Amazingly, the samples of material from the moon retrieved by the Apollo missions are still providing new insights more than 50 years later, in this case how tiny glass beads that litter the lunar surface are telling us about the explosive volcanic plumes that formed them 3.3 to 3.6 billion years ago.
“We’ve had these samples for 50 years, but we now have the technology to fully understand them,” said Ryan Ogliore, a physics professor at Washington University in St Louis, in a statement. “Many of these instruments would have been unimaginable when the beads were first collected.”
The tiny beads, less than a millimeter in size, are embedded in lunar rocks and mixed into the lunar regolith. They come in two varieties, orange and black, and were produced when drops of lava in plumes that violently erupted out of volcanoes cooled quickly in the cold vacuum on the lunar surface. Around 3.5 billion years ago, the the moon was drastically volcanically active, forming the dark patches of the lunar maria that today form the “face” of the “Man in the Moon.”
“The beads are tiny, pristine capsules of the lunar interior,” said Ogliore. “They’re some of the most amazing extraterrestrial samples we have.”
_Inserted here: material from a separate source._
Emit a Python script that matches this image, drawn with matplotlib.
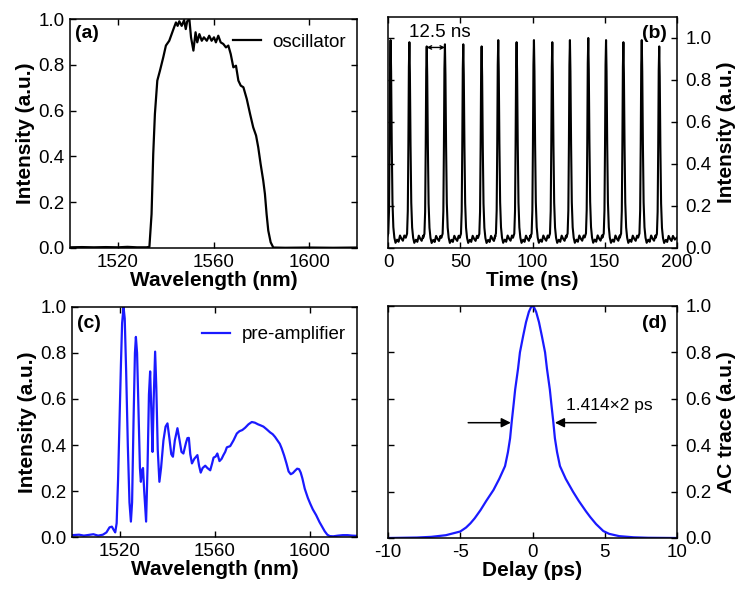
import numpy as np
import matplotlib
matplotlib.use("Agg")
import matplotlib.pyplot as plt
from matplotlib.ticker import FormatStrFormatter

plt.rcParams['font.family'] = ['Liberation Sans', 'DejaVu Sans']
plt.rcParams['axes.unicode_minus'] = False

# (a) oscillator spectrum
osc_wl = [1500, 1505, 1510, 1515, 1520, 1524, 1528, 1532, 1533.2, 1534.1, 1534.8, 1535.5,
          1536.5, 1537.6, 1539.0, 1540.1, 1541.5, 1542.5, 1543.5, 1544.3, 1545.0, 1545.7,
          1546.7, 1547.7, 1548.4, 1549.0, 1549.9, 1550.6, 1551.6, 1552.5, 1553.2, 1554.1,
          1555.1, 1556.0, 1557.2, 1558.2, 1559.2, 1560.2, 1561.0, 1562.0, 1563.0, 1564.1,
          1565.2, 1566.2, 1567.2, 1568.3, 1569.4, 1570.4, 1571.4, 1572.5, 1573.9, 1575.3,
          1576.6, 1577.8, 1578.7, 1579.7, 1580.8, 1581.5, 1582.2, 1582.9, 1583.9, 1585.0,
          1590, 1600, 1610, 1620]
osc_int = [0.003, 0.004, 0.003, 0.004, 0.003, 0.005, 0.003, 0.003, 0.005, 0.148, 0.41, 0.585,
           0.731, 0.774, 0.833, 0.884, 0.905, 0.934, 0.963, 0.985, 0.97, 0.99,
           0.97, 0.995, 0.956, 0.99, 1.0, 0.92, 0.862, 0.942, 0.898, 0.934,
           0.905, 0.92, 0.905, 0.927, 0.905, 0.92, 0.898, 0.927, 0.898, 0.891,
           0.876, 0.884, 0.847, 0.789, 0.796, 0.731, 0.709, 0.702, 0.651, 0.585,
           0.527, 0.491, 0.44, 0.367, 0.294, 0.236, 0.148, 0.076, 0.025, 0.002,
           0.001, 0.002, 0.001, 0.002]

# (b) pulse train
peak_t = [1.8, 14.8, 26.8, 39.4, 52.1, 64.8, 76.3, 89.0, 101.0, 113.7, 125.9, 138.6,
          150.9, 162.9, 175.6, 187.7]
peak_h = [0.99, 0.98, 0.96, 0.97, 0.97, 0.96, 0.99, 0.98, 0.99, 0.98, 0.99, 1.0,
          0.99, 0.98, 0.99, 0.96]
pulse_dt = [-2.5, -1.6, -1.1, -0.7, -0.35, 0.0, 0.35, 0.8, 1.3, 1.9, 2.6, 3.4, 4.5,
            5.5, 6.5, 7.5, 8.5, 9.5]
pulse_y = [0.05, 0.07, 0.18, 0.5, 0.88, 1.0, 0.85, 0.5, 0.22, 0.1, 0.05, 0.025, 0.04,
           0.03, 0.06, 0.045, 0.035, 0.06]
tail_t = [198.5, 200.0]
tail_y = [0.04, 0.05]

# (c) pre-amplifier spectrum
pre_wl = [1500, 1503, 1505, 1507, 1509, 1511, 1513, 1514.5, 1515.8, 1516.8, 1517.6, 1518.2,
          1518.8, 1519.4, 1520.0, 1520.6, 1521.1, 1521.7, 1522.2, 1522.8, 1523.5, 1524.2,
          1524.8, 1525.3, 1525.9, 1526.5, 1526.9, 1527.4, 1528.0, 1528.6, 1529.0, 1529.5,
          1529.9, 1530.4, 1531.2, 1531.8, 1532.4, 1532.9, 1533.4, 1533.9, 1534.4, 1535.0,
          1535.5, 1536.1, 1536.8, 1537.5, 1538.5, 1539.4, 1540.2, 1541.0, 1541.8, 1542.5,
          1543.3, 1544.4, 1545.3, 1546.1, 1546.9, 1548.0, 1548.6, 1549.2, 1549.8, 1550.5,
          1551.5, 1552.8, 1553.5, 1554.2, 1555.0, 1556.1, 1557.0, 1558.2, 1559.0, 1559.6,
          1560.5, 1561.2, 1562.1, 1563.0, 1563.7, 1564.5, 1565.2, 1566.6, 1568.0, 1569.4,
          1570.5, 1571.7, 1572.9, 1574.3, 1575.7, 1577.0, 1578.3, 1579.5, 1580.6, 1582.0,
          1583.4, 1584.5, 1585.5, 1586.5, 1587.5, 1588.3, 1589.3, 1590.3, 1591.2, 1592.1,
          1593.0, 1593.9, 1594.8, 1595.6, 1596.3, 1597.0, 1598.0, 1599.3, 1600.3, 1601.4,
          1602.8, 1604.2, 1605.3, 1606.4, 1607.5, 1608.5, 1610, 1612, 1614, 1616, 1618, 1620]
pre_int = [0.008, 0.01, 0.006, 0.009, 0.012, 0.006, 0.01, 0.02, 0.042, 0.045, 0.03, 0.02,
           0.06, 0.25, 0.5, 0.75, 0.93, 1.0, 0.95, 0.72, 0.4, 0.15,
           0.067, 0.15, 0.5, 0.8, 0.87, 0.8, 0.55, 0.3, 0.24, 0.29,
           0.30, 0.2, 0.067, 0.3, 0.62, 0.72, 0.55, 0.37, 0.6, 0.806,
           0.65, 0.38, 0.24, 0.3, 0.42, 0.48, 0.494, 0.43, 0.36, 0.349,
           0.42, 0.473, 0.42, 0.37, 0.363, 0.41, 0.43, 0.431, 0.36, 0.32,
           0.34, 0.356, 0.31, 0.28, 0.30, 0.31, 0.30, 0.29, 0.32, 0.345,
           0.35, 0.363, 0.33, 0.34, 0.355, 0.37, 0.39, 0.395, 0.42, 0.45,
           0.46, 0.465, 0.475, 0.49, 0.50, 0.497, 0.49, 0.485, 0.48, 0.468,
           0.455, 0.447, 0.435, 0.42, 0.405, 0.385, 0.355, 0.32, 0.285, 0.273,
           0.278, 0.288, 0.297, 0.295, 0.28, 0.255, 0.21, 0.17, 0.145, 0.12,
           0.095, 0.065, 0.045, 0.025, 0.01, 0.004, 0.003, 0.006, 0.008, 0.008, 0.006, 0.005]

# (d) autocorrelation trace
delay = [-10, -8, -7, -6, -5, -4.6, -4.3, -4.0, -3.6, -3.2, -2.7, -2.3, -1.9, -1.7, -1.55,
         -1.44, -1.3, -1.2, -1.0, -0.87, -0.65, -0.45, -0.25, -0.1, 0,
         0.1, 0.25, 0.45, 0.65, 0.87, 1.0, 1.2, 1.3, 1.44, 1.55, 1.7, 1.9, 2.3, 2.8,
         3.2, 3.7, 4.0, 4.4, 4.9, 5.3, 6.0, 7.0, 8.0, 10]
ac = [0.0, 0.002, 0.005, 0.012, 0.028, 0.045, 0.063, 0.085, 0.12, 0.16, 0.207, 0.255, 0.31,
      0.37, 0.43, 0.5, 0.58, 0.64, 0.73, 0.8, 0.87, 0.93, 0.975, 0.995, 1.0,
      0.995, 0.975, 0.93, 0.87, 0.8, 0.73, 0.64, 0.58, 0.5, 0.43, 0.37, 0.31, 0.255, 0.2,
      0.16, 0.115, 0.09, 0.06, 0.03, 0.018, 0.008, 0.003, 0.001, 0.0]

fig = plt.figure(figsize=(7.46, 5.99), dpi=100)
ax_a = fig.add_axes([70/746, 1-248/599, 287/746, 229/599])
ax_b = fig.add_axes([388/746, 1-248/599, 289/746, 231/599])
ax_c = fig.add_axes([72/746, 1-537/599, 285/746, 230/599])
ax_d = fig.add_axes([388/746, 1-538/599, 289/746, 232/599])

for ax in (ax_a, ax_b, ax_c, ax_d):
	ax.tick_params(direction='in', top=True, right=True, length=4, width=1, labelsize=13.5, pad=4)
	for s in ax.spines.values():
		s.set_linewidth(1.1)
	ax.yaxis.set_major_formatter(FormatStrFormatter('%.1f'))

labfont = dict(fontsize=15, fontweight='bold')

# panel (a)
ax_a.plot(osc_wl, osc_int, color='black', lw=1.6, label='oscillator')
ax_a.set_xlim(1500, 1620)
ax_a.set_ylim(0, 1.0)
ax_a.set_xticks([1520, 1560, 1600])
ax_a.set_yticks(np.arange(0, 1.01, 0.2))
ax_a.set_xlabel('Wavelength (nm)', labelpad=0, **labfont)
ax_a.set_ylabel('Intensity (a.u.)', labelpad=2, **labfont)
ax_a.text(0.018, 0.935, '(a)', transform=ax_a.transAxes, fontsize=14, fontweight='bold', va='center')
ax_a.legend(loc='upper right', bbox_to_anchor=(1.0, 0.985), frameon=False, fontsize=13.5,
            handlelength=1.5, handletextpad=0.6, borderaxespad=0.2)

# panel (b)
t_all, y_all = [], []
for t0, h in zip(peak_t, peak_h):
	t_all += [t0 + d for d in pulse_dt]
	y_all += [h * v for v in pulse_y]
t_all += tail_t
y_all += tail_y
ax_b.plot(t_all, y_all, color='black', lw=1.5)
ax_b.set_xlim(0, 200)
ax_b.set_ylim(0, 1.1)
ax_b.set_xticks([0, 50, 100, 150, 200])
ax_b.set_yticks(np.arange(0, 1.01, 0.2))
ax_b.tick_params(axis='y', labelleft=False, labelright=True, pad=6)
ax_b.yaxis.set_label_position('right')
ax_b.set_xlabel('Time (ns)', labelpad=0, **labfont)
ax_b.set_ylabel('Intensity (a.u.)', labelpad=4, **labfont)
ax_b.text(0.965, 0.93, '(b)', transform=ax_b.transAxes, fontsize=14, fontweight='bold',
          va='center', ha='right')
ax_b.annotate('', xy=(peak_t[2], 0.955), xytext=(peak_t[3], 0.955),
              arrowprops=dict(arrowstyle='<->', lw=1.0, color='black', mutation_scale=6,
                              shrinkA=0, shrinkB=0))
ax_b.text(36, 1.025, '12.5 ns', fontsize=13.5, ha='center', va='center')

# panel (c)
ax_c.plot(pre_wl, pre_int, color='#1a1aff', lw=1.6, label='pre-amplifier')
ax_c.set_xlim(1500, 1620)
ax_c.set_ylim(0, 1.0)
ax_c.set_xticks([1520, 1560, 1600])
ax_c.set_yticks(np.arange(0, 1.01, 0.2))
ax_c.set_xlabel('Wavelength (nm)', labelpad=0, **labfont)
ax_c.set_ylabel('Intensity (a.u.)', labelpad=2, **labfont)
ax_c.text(0.018, 0.93, '(c)', transform=ax_c.transAxes, fontsize=14, fontweight='bold', va='center')
ax_c.legend(loc='upper right', bbox_to_anchor=(1.0, 0.965), frameon=False, fontsize=13.5,
            handlelength=1.5, handletextpad=0.6, borderaxespad=0.2)

# panel (d)
ax_d.plot(delay, ac, color='#1a1aff', lw=1.6)
ax_d.set_xlim(-10, 10)
ax_d.set_ylim(0, 1.0)
ax_d.set_xticks([-10, -5, 0, 5, 10])
ax_d.set_yticks(np.arange(0, 1.01, 0.2))
ax_d.tick_params(axis='y', labelleft=False, labelright=True, pad=6)
ax_d.yaxis.set_label_position('right')
ax_d.set_xlabel('Delay (ps)', labelpad=0, **labfont)
ax_d.set_ylabel('AC trace (a.u.)', labelpad=4, **labfont)
ax_d.text(0.965, 0.925, '(d)', transform=ax_d.transAxes, fontsize=14, fontweight='bold',
          va='center', ha='right')
ax_d.annotate('', xy=(-1.5, 0.497), xytext=(-4.45, 0.497),
              arrowprops=dict(arrowstyle='-|>', lw=1.1, color='black', mutation_scale=14,
                              shrinkA=0, shrinkB=0))
ax_d.annotate('', xy=(1.55, 0.497), xytext=(4.4, 0.497),
              arrowprops=dict(arrowstyle='-|>', lw=1.1, color='black', mutation_scale=14,
                              shrinkA=0, shrinkB=0))
ax_d.text(2.35, 0.57, '1.414×2 ps', fontsize=12.5, ha='left', va='center')

plt.savefig('out.png', dpi=100)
Ogliore was part of a team led by Thomas Williams, Stephen Parman and Alberto Saal of Brown University in Rhode Island, who deployed a variety of modern microscopic analysis techniques on the beads to learn more about the volcanic conditions in which the beads formed.
The main instrument used was a NanoSIMS 50 ion microprobe at Washington University, which can perform spectrometry at the atomic scale, identifying elements and isotopes, and probing nano-scale structure.
To avoid the subject material being exposed to Earth’s atmosphere and reacting with its oxygen, the ion beam cored into the samples, extracting the beads from within them, and then taking care that the material was protected from our atmosphere. The samples were then subjected to a number of analysis techniques, including atom probe tomography, scanning-electron microscopy and energy dispersive X-ray spectroscopy.
“Even with the advanced techniques we used, these were very difficult measurements to make,” said Ogliore.
The measurements told the team about the pressure, temperature and chemistry of the environment that the beads formed in. Indeed, their very existence is proof that the moon had explosive eruptions, “something like the fire fountains that you can see in Hawaii today,” said Ogliore.
Yet the color, shape and chemical composition of the lunar glass beads are quite unlike their terrestrial counterparts.
The analysis showed that the glass beads are coated in a layer less than 100 nanometers thick, deposited on the beads as vapor condensed out of the volcanic clouds. As such, probing these nano-layers provides information about those volcanic clouds, from which we can learn more about lunar volcanism.
The nano-layers on the surface of the beads are not smooth, but feature a number of shapes and inhomogeneities described as “micromounds,” “lathes,” “plaques” and “blebs.” The micromounds in particular have a base that is richer in iron than their upper surfaces. This iron gradient is connected to how the pressure in the volcanic plume rapidly decreased in the brief time that it took for the micromounds in the nano-layer to be deposited.
Both the black and orange beads studied in this analysis were recovered by the Apollo 17 mission in 1972 — the only mission to fly with a specialist geologist, Harrison Schmitt, on board — from the Taurus-Littrow Valley in Mare Serenitatis.
The black beads are abundant in zinc-sulfide nanocrystals, and thermochemical modeling of these beads indicates that hydrogen and sulfur were the major elements in the volcanic gas plumes that formed them. Meanwhile, the orange beads lack notable quantities of zinc-sulfide crystals. This suggests a change over time in the conditions of the volcanic eruption that produced the black and orange beads.
“It’s like reading the journal of an ancient lunar volcanologist,” said Ogliore.
Although the findings are only a small detail in the grand scheme of things, they take us a step closer to understanding the volcanic conditions that formed the Man in the Moon, and why that volcanism occurred in the first place.
The results were published online in April in the journal Icarus.